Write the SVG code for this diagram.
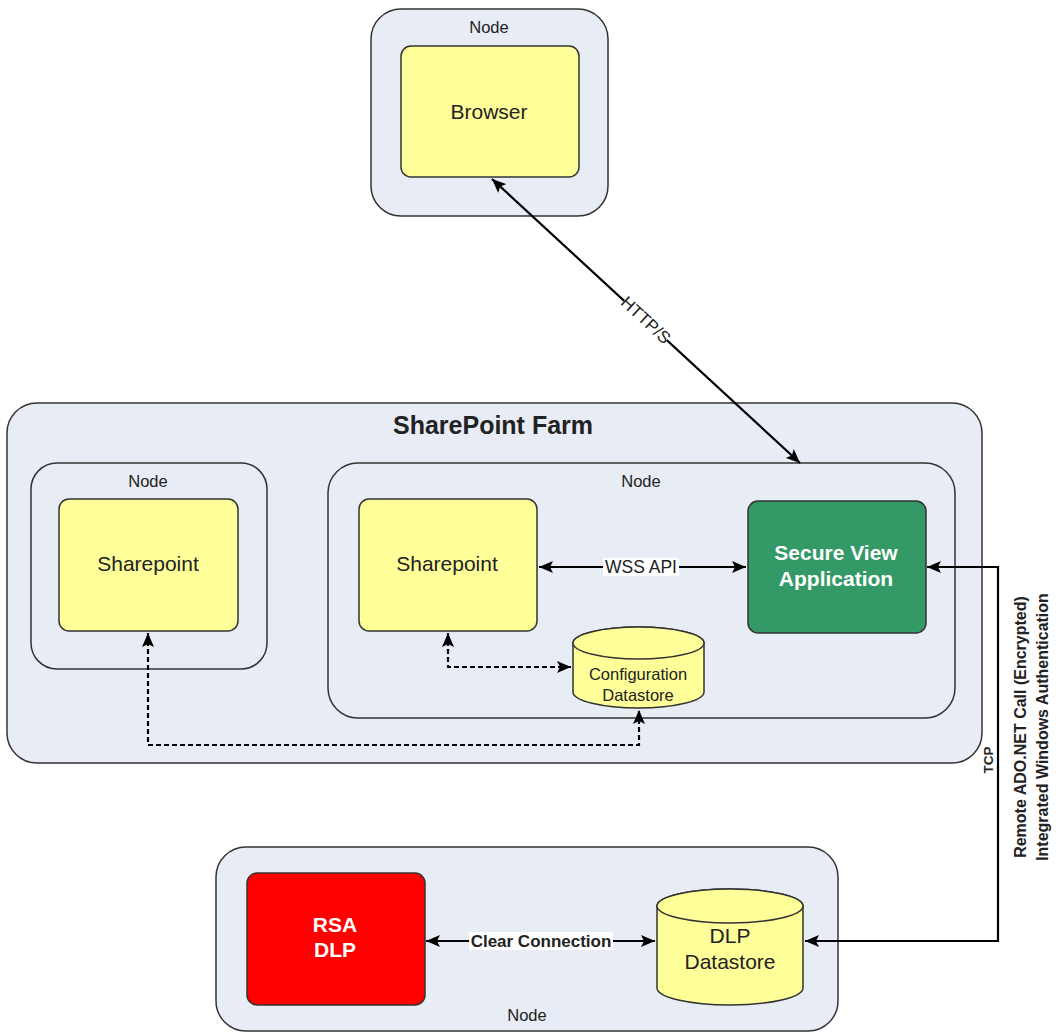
<svg xmlns="http://www.w3.org/2000/svg" width="1056" height="1034" viewBox="0 0 1056 1034">
<defs>
<style>
.cont{fill:#e8ecf5;stroke:#333;stroke-width:1.5}
.yel{fill:#ffff99;stroke:#333;stroke-width:1.5}
.t{font-family:"Liberation Sans",Arial,sans-serif;fill:#222;text-anchor:middle}
.node{font-size:16.5px}
.lbl{font-size:21px}
.b{font-weight:bold}
.w{fill:#fff}
.conn{fill:none;stroke:#000;stroke-width:2.2}
.dash{stroke-dasharray:5 3}
</style>
<marker id="ah" viewBox="0 0 14 12" refX="14" refY="6" markerWidth="14" markerHeight="12" orient="auto-start-reverse" markerUnits="userSpaceOnUse">
<path d="M0,0 L14,6 L0,12 L3,6 Z" fill="#000"/>
</marker>
</defs>
<rect width="1056" height="1034" fill="#fff"/>

<g id="browser-node">
<rect class="cont" x="371" y="9" width="237" height="207" rx="30"/>
<text class="t node" x="489" y="33">Node</text>
</g>
<g id="browser">
<rect class="yel" x="401" y="46" width="178" height="131" rx="10"/>
<text class="t lbl" x="489" y="119">Browser</text>
</g>

<g id="sharepoint-farm">
<rect class="cont" x="7" y="403" width="975" height="360" rx="30"/>
<text class="t b" x="493" y="434" font-size="25">SharePoint Farm</text>
</g>

<g id="left-node">
<rect class="cont" x="31" y="463" width="236" height="206" rx="26"/>
<text class="t node" x="148" y="487">Node</text>
</g>
<g id="sharepoint-1">
<rect class="yel" x="59" y="499" width="179" height="132" rx="10"/>
<text class="t lbl" x="148" y="571">Sharepoint</text>
</g>

<g id="right-node">
<rect class="cont" x="328" y="463" width="627" height="255" rx="30"/>
<text class="t node" x="641" y="487">Node</text>
</g>
<g id="sharepoint-2">
<rect class="yel" x="359" y="499" width="178" height="132" rx="10"/>
<text class="t lbl" x="447" y="571">Sharepoint</text>
</g>
<g id="secure-view">
<rect x="748" y="501" width="178" height="132" rx="10" fill="#339966" stroke="#333" stroke-width="1.5"/>
<text class="t lbl b w" x="836" y="560">Secure View</text>
<text class="t lbl b w" x="836" y="586">Application</text>
</g>
<g id="config-datastore">
<path class="yel" d="M573,643 A65.5,16 0 0 1 704,643 L704,692 A65.5,16 0 0 1 573,692 Z"/>
<ellipse class="yel" cx="638.5" cy="643" rx="65.5" ry="16"/>
<text class="t" font-size="16.5" x="638" y="680">Configuration</text>
<text class="t" font-size="16.5" x="638" y="701">Datastore</text>
</g>

<g id="dlp-node">
<rect class="cont" x="216" y="847" width="622" height="184" rx="30"/>
<text class="t node" x="527" y="1021">Node</text>
</g>
<g id="rsa-dlp">
<rect x="247" y="873" width="178" height="132" rx="10" fill="#ff0000" stroke="#333" stroke-width="1.5"/>
<text class="t lbl b w" x="335" y="932">RSA</text>
<text class="t lbl b w" x="335" y="957">DLP</text>
</g>
<g id="dlp-datastore">
<path class="yel" d="M657,906 A73,17 0 0 1 803,906 L803,988 A73,17 0 0 1 657,988 Z"/>
<ellipse class="yel" cx="730" cy="906" rx="73" ry="17"/>
<text class="t lbl" x="730" y="943">DLP</text>
<text class="t lbl" x="730" y="969">Datastore</text>
</g>

<g id="connectors">
<path class="conn" d="M492,179 L800,463" marker-start="url(#ah)" marker-end="url(#ah)"/>
<path class="conn" d="M539,567 L746,567" marker-start="url(#ah)" marker-end="url(#ah)"/>
<path class="conn" d="M927,567 H998 V941 H805" marker-start="url(#ah)" marker-end="url(#ah)"/>
<path class="conn" d="M426,941 L655,941" marker-start="url(#ah)" marker-end="url(#ah)"/>
<path class="conn dash" d="M448,633 V667 H571" marker-start="url(#ah)" marker-end="url(#ah)"/>
<path class="conn dash" d="M148,633 V745 H639 V710" marker-start="url(#ah)" marker-end="url(#ah)"/>

<g transform="translate(646,320) rotate(42.8)">
<rect x="-29" y="-10" width="58" height="19" fill="#fff"/>
<text class="t" font-size="17" x="0" y="6">HTTP/S</text>
</g>
<rect x="603" y="558" width="76" height="18" fill="#fff"/>
<text class="t" font-size="17.5" x="641" y="573">WSS API</text>
<rect x="469" y="932" width="144" height="18" fill="#fff"/>
<text class="t b" font-size="17" x="541" y="947">Clear Connection</text>
<text class="t b" font-size="13.5" transform="translate(993,760) rotate(-90)">TCP</text>
<text class="t b" font-size="16" transform="translate(1026,727) rotate(-90)">Remote ADO.NET Call (Encrypted)</text>
<text class="t b" font-size="16" transform="translate(1048,727) rotate(-90)">Integrated Windows Authentication</text>
</g>
</svg>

*****

• **Written instruction**
Leave out the pictures and output the rest of the material exactly as written.

• **Reply to the exercise**
Write the SVG code for this diagram.
<svg xmlns="http://www.w3.org/2000/svg" width="1056" height="1034" viewBox="0 0 1056 1034">
<defs>
<style>
.cont{fill:#e8ecf5;stroke:#333;stroke-width:1.5}
.yel{fill:#ffff99;stroke:#333;stroke-width:1.5}
.t{font-family:"Liberation Sans",Arial,sans-serif;fill:#222;text-anchor:middle}
.node{font-size:16.5px}
.lbl{font-size:21px}
.b{font-weight:bold}
.w{fill:#fff}
.conn{fill:none;stroke:#000;stroke-width:2.2}
.dash{stroke-dasharray:5 3}
</style>
<marker id="ah" viewBox="0 0 14 12" refX="14" refY="6" markerWidth="14" markerHeight="12" orient="auto-start-reverse" markerUnits="userSpaceOnUse">
<path d="M0,0 L14,6 L0,12 L3,6 Z" fill="#000"/>
</marker>
</defs>
<rect width="1056" height="1034" fill="#fff"/>

<g id="browser-node">
<rect class="cont" x="371" y="9" width="237" height="207" rx="30"/>
<text class="t node" x="489" y="33">Node</text>
</g>
<g id="browser">
<rect class="yel" x="401" y="46" width="178" height="131" rx="10"/>
<text class="t lbl" x="489" y="119">Browser</text>
</g>

<g id="sharepoint-farm">
<rect class="cont" x="7" y="403" width="975" height="360" rx="30"/>
<text class="t b" x="493" y="434" font-size="25">SharePoint Farm</text>
</g>

<g id="left-node">
<rect class="cont" x="31" y="463" width="236" height="206" rx="26"/>
<text class="t node" x="148" y="487">Node</text>
</g>
<g id="sharepoint-1">
<rect class="yel" x="59" y="499" width="179" height="132" rx="10"/>
<text class="t lbl" x="148" y="571">Sharepoint</text>
</g>

<g id="right-node">
<rect class="cont" x="328" y="463" width="627" height="255" rx="30"/>
<text class="t node" x="641" y="487">Node</text>
</g>
<g id="sharepoint-2">
<rect class="yel" x="359" y="499" width="178" height="132" rx="10"/>
<text class="t lbl" x="447" y="571">Sharepoint</text>
</g>
<g id="secure-view">
<rect x="748" y="501" width="178" height="132" rx="10" fill="#339966" stroke="#333" stroke-width="1.5"/>
<text class="t lbl b w" x="836" y="560">Secure View</text>
<text class="t lbl b w" x="836" y="586">Application</text>
</g>
<g id="config-datastore">
<path class="yel" d="M573,643 A65.5,16 0 0 1 704,643 L704,692 A65.5,16 0 0 1 573,692 Z"/>
<ellipse class="yel" cx="638.5" cy="643" rx="65.5" ry="16"/>
<text class="t" font-size="16.5" x="638" y="680">Configuration</text>
<text class="t" font-size="16.5" x="638" y="701">Datastore</text>
</g>

<g id="dlp-node">
<rect class="cont" x="216" y="847" width="622" height="184" rx="30"/>
<text class="t node" x="527" y="1021">Node</text>
</g>
<g id="rsa-dlp">
<rect x="247" y="873" width="178" height="132" rx="10" fill="#ff0000" stroke="#333" stroke-width="1.5"/>
<text class="t lbl b w" x="335" y="932">RSA</text>
<text class="t lbl b w" x="335" y="957">DLP</text>
</g>
<g id="dlp-datastore">
<path class="yel" d="M657,906 A73,17 0 0 1 803,906 L803,988 A73,17 0 0 1 657,988 Z"/>
<ellipse class="yel" cx="730" cy="906" rx="73" ry="17"/>
<text class="t lbl" x="730" y="943">DLP</text>
<text class="t lbl" x="730" y="969">Datastore</text>
</g>

<g id="connectors">
<path class="conn" d="M492,179 L800,463" marker-start="url(#ah)" marker-end="url(#ah)"/>
<path class="conn" d="M539,567 L746,567" marker-start="url(#ah)" marker-end="url(#ah)"/>
<path class="conn" d="M927,567 H998 V941 H805" marker-start="url(#ah)" marker-end="url(#ah)"/>
<path class="conn" d="M426,941 L655,941" marker-start="url(#ah)" marker-end="url(#ah)"/>
<path class="conn dash" d="M448,633 V667 H571" marker-start="url(#ah)" marker-end="url(#ah)"/>
<path class="conn dash" d="M148,633 V745 H639 V710" marker-start="url(#ah)" marker-end="url(#ah)"/>

<g transform="translate(646,320) rotate(42.8)">
<rect x="-29" y="-10" width="58" height="19" fill="#fff"/>
<text class="t" font-size="17" x="0" y="6">HTTP/S</text>
</g>
<rect x="603" y="558" width="76" height="18" fill="#fff"/>
<text class="t" font-size="17.5" x="641" y="573">WSS API</text>
<rect x="469" y="932" width="144" height="18" fill="#fff"/>
<text class="t b" font-size="17" x="541" y="947">Clear Connection</text>
<text class="t b" font-size="13.5" transform="translate(993,760) rotate(-90)">TCP</text>
<text class="t b" font-size="16" transform="translate(1026,727) rotate(-90)">Remote ADO.NET Call (Encrypted)</text>
<text class="t b" font-size="16" transform="translate(1048,727) rotate(-90)">Integrated Windows Authentication</text>
</g>
</svg>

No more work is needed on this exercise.